His two tests had failed. Disappointed, Norling abruptly showed me inside, pressing a button, extinguishing the flames in the copper drum in an instant like some wizard grown tired of his own spell, showing me through the hallways past the cathedral windows, into a study. This wasn’t a room of intensive research, not a real study messy with papers and notes and dog-eared books, this was an interior design study, the kind constructed with unlimited money. The books were as beautiful as the view, floor-to-ceiling shelves with antique library ladders to reach the highest point. At a glance I saw books in several languages. Who knows if he’d read them all, or if he’d read any, these books were not to read but to be gawped at, propaganda for Norling’s mind. I considered the implication of the lighthouse. Previously I’d thought Norling a disciple of Håkan, but maybe I’d misjudged, maybe Håkan was a subordinate. Norling indicated I should take a seat, there were several to choose from, and I contemplated which to take, e
valuating their height and angle of recline, not wishing to be slumped, or in a position of weakness. At this point I noticed on the coffee table, carefully positioned in the centre of the room – an article of evidence. It’s one you’ve already seen, one from my satchel. Can you guess which it was, can you guess what this man had on display in his third and final act of provocation?
• • •
I THOUGHT UPON THE ITEMS I’d seen and made a guess:
‘The biblical quote from the hermit’s farm?’
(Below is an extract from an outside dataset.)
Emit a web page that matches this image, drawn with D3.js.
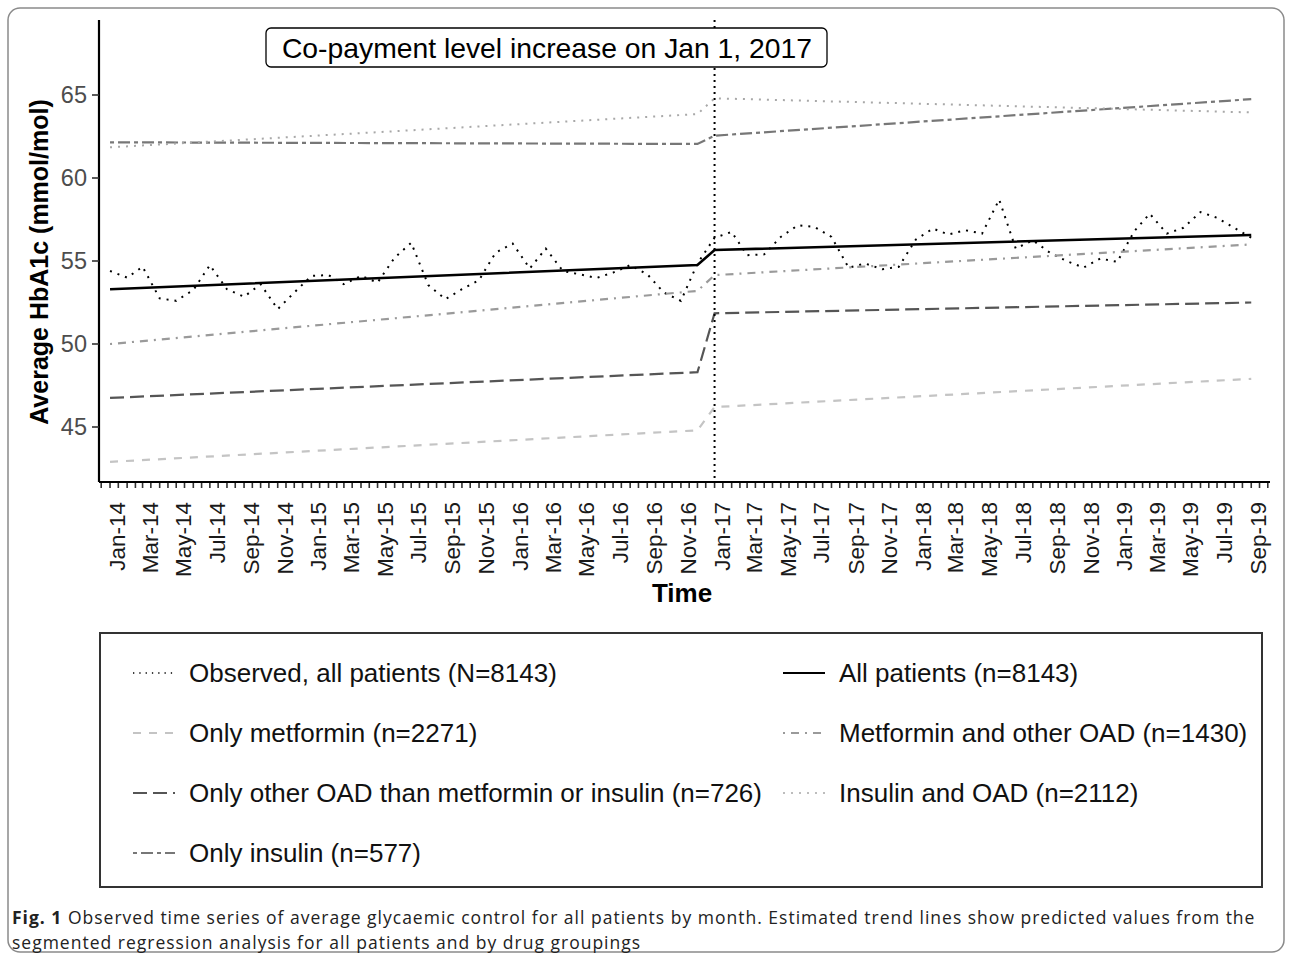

My mum was pleased. She reached into the satchel and placed the quote on the bed beside me:
‘I stole it. But not from Ulf, from Norling!’
‘How did the doctor have it?’
Exactly! Here it was, on his table! Spread out, the quote, with the mysterious coded message, stitched in the days before she hanged herself in the barn that no longer exists, before an audience of pigs. I grabbed it, forgetting my promise to remain calm, turning to Norling, fist clenched, and demanding to know who’d given it to him. Norling pressed home his advantage, relishing my emotional response, his soft voice tightening like hands around my neck, claiming that Chris had informed him about my fascination with these words, describing how I’d written out these lines many hundreds of times, how I’d mumbled them, chanted them like a prayer. Norling asked what these words meant to me, goading me to tell him what I thought was going on in this quiet corner of Sweden:
‘Talk to me, Tilde, talk to me.’
His voice was so alluring, and he was right, I wanted nothing more than to tell the truth, even though I knew it was a trap. Sensing that my will was faltering, I closed my eyes, reminding myself not to speak, to stick to the plan!